-- START --

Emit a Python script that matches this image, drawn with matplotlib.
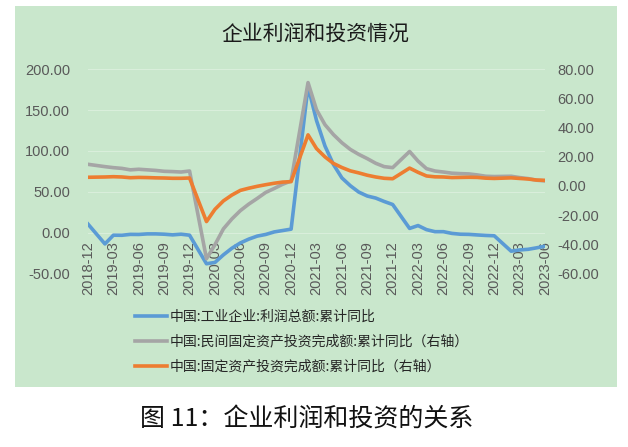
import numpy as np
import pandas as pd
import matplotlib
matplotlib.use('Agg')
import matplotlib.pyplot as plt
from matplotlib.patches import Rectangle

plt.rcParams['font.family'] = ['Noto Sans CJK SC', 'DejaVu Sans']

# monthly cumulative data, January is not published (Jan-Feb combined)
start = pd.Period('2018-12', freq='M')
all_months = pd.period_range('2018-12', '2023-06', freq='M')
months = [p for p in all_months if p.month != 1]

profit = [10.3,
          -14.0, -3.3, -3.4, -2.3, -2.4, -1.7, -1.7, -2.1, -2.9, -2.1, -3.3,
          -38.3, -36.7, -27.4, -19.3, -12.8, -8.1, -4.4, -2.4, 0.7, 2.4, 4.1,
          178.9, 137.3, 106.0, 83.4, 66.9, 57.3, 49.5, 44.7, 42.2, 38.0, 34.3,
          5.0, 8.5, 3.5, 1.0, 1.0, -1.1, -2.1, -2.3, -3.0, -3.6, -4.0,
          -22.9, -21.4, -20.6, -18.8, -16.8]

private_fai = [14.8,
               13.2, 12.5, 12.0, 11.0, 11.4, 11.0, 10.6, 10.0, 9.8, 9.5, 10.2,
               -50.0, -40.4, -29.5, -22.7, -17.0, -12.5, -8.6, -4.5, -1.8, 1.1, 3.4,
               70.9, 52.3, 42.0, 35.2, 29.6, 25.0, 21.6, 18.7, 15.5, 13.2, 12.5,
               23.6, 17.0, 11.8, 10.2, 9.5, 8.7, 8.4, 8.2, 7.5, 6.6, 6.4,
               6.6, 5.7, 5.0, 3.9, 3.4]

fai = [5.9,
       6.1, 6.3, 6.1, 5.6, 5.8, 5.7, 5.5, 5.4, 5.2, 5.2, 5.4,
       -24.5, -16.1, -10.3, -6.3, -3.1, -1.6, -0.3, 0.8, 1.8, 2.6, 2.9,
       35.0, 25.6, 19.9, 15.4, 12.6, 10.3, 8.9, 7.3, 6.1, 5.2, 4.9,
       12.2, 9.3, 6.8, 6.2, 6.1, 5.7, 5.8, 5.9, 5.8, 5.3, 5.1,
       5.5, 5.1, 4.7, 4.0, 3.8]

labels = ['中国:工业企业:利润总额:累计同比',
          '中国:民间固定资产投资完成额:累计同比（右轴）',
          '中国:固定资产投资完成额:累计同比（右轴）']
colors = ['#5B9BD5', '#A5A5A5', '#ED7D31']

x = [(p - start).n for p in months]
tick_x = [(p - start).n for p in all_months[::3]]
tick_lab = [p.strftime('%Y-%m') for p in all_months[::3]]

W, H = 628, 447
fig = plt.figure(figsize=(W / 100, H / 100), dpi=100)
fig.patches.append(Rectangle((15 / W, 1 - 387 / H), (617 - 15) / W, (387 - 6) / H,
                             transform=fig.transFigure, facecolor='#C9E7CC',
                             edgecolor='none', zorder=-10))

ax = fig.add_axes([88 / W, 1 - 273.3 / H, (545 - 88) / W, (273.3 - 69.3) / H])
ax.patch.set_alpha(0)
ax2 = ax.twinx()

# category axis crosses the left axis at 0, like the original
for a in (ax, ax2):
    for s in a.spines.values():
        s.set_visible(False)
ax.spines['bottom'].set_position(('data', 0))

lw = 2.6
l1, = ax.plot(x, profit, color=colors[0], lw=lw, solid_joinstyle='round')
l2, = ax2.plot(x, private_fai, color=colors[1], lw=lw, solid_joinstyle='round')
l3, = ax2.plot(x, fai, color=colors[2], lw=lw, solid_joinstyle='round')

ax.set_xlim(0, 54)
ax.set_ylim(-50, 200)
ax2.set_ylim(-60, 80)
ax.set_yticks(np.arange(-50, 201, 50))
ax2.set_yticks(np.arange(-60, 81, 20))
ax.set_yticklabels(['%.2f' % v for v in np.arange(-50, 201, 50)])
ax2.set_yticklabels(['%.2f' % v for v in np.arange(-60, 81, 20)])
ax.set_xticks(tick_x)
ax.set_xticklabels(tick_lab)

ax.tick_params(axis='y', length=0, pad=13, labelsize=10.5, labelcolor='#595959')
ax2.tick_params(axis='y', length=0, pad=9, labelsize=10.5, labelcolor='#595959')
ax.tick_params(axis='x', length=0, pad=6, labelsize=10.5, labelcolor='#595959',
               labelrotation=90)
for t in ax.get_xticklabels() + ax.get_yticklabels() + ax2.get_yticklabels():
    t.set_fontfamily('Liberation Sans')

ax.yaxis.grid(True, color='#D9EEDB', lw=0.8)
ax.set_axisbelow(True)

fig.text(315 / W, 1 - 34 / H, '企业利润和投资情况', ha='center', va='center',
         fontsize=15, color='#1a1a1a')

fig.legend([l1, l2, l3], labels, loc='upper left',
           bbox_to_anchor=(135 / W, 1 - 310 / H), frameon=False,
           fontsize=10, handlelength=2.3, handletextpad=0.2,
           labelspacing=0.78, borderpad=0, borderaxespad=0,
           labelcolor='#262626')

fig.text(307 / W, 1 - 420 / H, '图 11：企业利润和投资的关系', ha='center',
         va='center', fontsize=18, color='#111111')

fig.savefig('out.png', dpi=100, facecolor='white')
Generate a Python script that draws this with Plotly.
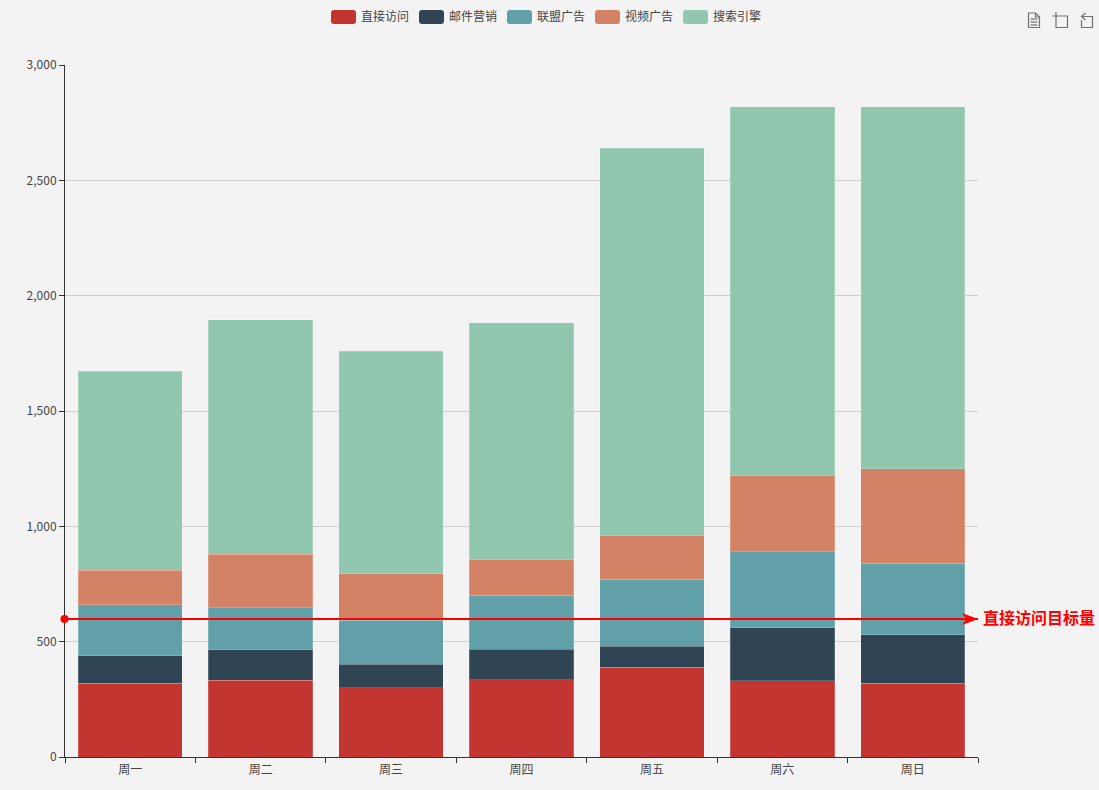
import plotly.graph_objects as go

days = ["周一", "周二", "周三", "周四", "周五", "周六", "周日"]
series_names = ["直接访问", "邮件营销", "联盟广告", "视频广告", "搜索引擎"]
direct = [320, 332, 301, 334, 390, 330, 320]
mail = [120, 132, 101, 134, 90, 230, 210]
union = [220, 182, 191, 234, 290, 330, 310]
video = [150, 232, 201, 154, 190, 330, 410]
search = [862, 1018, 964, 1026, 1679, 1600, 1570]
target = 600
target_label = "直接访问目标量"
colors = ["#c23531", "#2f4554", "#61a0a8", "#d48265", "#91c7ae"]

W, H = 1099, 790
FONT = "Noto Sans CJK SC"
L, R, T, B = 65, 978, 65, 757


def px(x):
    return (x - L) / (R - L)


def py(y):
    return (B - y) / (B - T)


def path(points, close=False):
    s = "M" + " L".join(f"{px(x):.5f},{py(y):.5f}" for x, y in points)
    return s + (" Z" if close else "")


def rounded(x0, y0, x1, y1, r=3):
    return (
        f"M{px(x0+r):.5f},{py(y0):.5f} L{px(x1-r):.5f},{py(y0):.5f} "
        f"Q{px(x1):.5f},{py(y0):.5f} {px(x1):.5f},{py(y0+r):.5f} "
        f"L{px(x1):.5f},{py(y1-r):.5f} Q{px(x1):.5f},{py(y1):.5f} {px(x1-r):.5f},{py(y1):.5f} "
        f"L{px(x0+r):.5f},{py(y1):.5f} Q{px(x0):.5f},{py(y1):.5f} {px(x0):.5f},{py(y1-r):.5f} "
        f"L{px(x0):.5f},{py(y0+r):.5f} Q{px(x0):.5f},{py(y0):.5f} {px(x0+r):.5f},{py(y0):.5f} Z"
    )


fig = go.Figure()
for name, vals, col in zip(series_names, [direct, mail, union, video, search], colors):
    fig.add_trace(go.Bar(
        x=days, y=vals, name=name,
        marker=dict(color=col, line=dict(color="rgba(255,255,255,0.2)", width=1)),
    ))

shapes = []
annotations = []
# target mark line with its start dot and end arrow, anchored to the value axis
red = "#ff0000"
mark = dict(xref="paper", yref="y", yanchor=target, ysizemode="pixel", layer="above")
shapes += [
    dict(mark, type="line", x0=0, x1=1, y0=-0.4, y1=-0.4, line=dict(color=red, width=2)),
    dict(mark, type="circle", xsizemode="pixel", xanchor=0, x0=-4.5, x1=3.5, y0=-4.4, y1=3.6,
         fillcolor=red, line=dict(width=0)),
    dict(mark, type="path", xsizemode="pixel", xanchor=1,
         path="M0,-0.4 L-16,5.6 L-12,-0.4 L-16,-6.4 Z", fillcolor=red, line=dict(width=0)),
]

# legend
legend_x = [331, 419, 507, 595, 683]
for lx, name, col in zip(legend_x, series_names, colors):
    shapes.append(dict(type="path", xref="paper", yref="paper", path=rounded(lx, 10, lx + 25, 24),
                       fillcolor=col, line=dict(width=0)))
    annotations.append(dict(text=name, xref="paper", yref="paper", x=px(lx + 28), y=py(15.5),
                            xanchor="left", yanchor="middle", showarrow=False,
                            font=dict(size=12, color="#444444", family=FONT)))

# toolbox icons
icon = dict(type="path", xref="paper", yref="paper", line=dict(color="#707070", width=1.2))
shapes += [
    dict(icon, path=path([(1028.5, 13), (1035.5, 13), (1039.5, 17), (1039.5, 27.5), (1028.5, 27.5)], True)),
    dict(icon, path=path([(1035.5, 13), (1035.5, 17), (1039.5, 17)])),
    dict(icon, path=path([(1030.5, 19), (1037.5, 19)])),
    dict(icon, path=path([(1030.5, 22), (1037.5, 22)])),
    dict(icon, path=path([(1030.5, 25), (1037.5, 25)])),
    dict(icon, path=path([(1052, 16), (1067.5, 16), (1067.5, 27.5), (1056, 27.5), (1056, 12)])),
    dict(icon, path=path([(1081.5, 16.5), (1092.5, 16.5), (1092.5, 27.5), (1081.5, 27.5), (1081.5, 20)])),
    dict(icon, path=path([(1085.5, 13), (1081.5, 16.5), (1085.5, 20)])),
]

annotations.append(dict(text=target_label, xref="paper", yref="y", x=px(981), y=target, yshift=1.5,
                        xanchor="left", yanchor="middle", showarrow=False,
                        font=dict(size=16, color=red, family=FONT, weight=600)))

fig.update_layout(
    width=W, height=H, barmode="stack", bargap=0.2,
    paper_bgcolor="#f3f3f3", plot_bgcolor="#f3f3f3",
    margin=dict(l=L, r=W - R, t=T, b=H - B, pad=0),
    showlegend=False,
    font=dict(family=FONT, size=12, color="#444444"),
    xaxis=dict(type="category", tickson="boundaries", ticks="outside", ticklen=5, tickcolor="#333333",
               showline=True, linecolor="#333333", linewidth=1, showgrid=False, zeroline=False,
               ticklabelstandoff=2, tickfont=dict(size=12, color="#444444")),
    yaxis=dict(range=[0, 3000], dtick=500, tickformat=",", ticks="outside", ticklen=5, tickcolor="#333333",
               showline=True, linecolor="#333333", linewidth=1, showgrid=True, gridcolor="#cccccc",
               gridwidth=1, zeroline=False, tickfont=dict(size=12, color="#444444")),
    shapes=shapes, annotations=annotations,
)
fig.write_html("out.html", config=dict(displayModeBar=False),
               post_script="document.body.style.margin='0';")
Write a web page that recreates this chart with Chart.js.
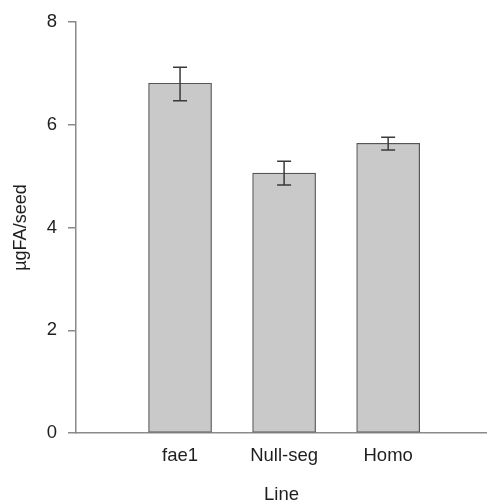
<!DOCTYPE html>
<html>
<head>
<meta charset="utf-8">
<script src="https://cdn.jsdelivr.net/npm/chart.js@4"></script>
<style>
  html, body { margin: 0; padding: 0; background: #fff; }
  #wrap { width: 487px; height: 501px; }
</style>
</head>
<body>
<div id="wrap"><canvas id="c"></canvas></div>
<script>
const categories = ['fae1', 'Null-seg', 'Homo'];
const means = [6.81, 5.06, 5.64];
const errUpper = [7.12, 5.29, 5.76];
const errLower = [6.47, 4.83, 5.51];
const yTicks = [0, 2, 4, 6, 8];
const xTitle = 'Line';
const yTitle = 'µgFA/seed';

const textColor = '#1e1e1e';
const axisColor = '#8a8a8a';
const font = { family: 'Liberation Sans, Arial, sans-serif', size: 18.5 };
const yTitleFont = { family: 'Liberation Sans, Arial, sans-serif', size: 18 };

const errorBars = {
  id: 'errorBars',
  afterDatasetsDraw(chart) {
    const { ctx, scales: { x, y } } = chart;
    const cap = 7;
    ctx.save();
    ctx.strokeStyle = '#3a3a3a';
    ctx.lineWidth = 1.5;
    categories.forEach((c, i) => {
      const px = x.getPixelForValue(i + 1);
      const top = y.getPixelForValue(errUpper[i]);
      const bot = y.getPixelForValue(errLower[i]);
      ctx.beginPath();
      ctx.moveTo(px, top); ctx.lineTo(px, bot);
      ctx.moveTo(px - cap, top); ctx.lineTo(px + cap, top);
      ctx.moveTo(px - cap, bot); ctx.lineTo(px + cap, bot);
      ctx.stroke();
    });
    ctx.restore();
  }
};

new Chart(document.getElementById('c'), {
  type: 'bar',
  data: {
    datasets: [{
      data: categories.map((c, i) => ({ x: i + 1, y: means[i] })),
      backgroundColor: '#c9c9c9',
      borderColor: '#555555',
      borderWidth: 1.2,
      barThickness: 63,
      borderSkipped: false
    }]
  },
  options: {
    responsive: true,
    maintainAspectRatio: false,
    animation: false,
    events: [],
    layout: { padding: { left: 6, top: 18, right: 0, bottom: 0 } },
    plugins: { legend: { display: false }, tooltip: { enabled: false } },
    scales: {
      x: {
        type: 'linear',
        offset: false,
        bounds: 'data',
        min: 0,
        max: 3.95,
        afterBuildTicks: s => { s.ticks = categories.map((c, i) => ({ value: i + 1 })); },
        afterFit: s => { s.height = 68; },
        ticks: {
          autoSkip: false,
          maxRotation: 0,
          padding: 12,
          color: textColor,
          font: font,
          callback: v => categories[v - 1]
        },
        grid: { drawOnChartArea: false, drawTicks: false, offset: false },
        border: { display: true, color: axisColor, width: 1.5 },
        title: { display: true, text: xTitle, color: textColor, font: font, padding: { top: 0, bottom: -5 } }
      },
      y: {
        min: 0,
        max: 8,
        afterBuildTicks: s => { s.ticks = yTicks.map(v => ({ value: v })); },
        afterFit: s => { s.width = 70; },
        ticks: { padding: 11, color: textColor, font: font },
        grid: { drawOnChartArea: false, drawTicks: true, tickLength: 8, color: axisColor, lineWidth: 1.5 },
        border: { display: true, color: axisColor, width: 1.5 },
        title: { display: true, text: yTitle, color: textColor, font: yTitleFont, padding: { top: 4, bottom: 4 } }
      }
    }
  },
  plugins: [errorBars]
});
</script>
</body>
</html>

-- END --

• [Written task]
Filter out all lines lacking the word "matplotlib" and copy the rest.

• [Exercise solution]
Emit a Python script that matches this image, drawn with matplotlib.
import matplotlib
matplotlib.use('Agg')
import matplotlib.pyplot as plt
from matplotlib.patches import Rectangle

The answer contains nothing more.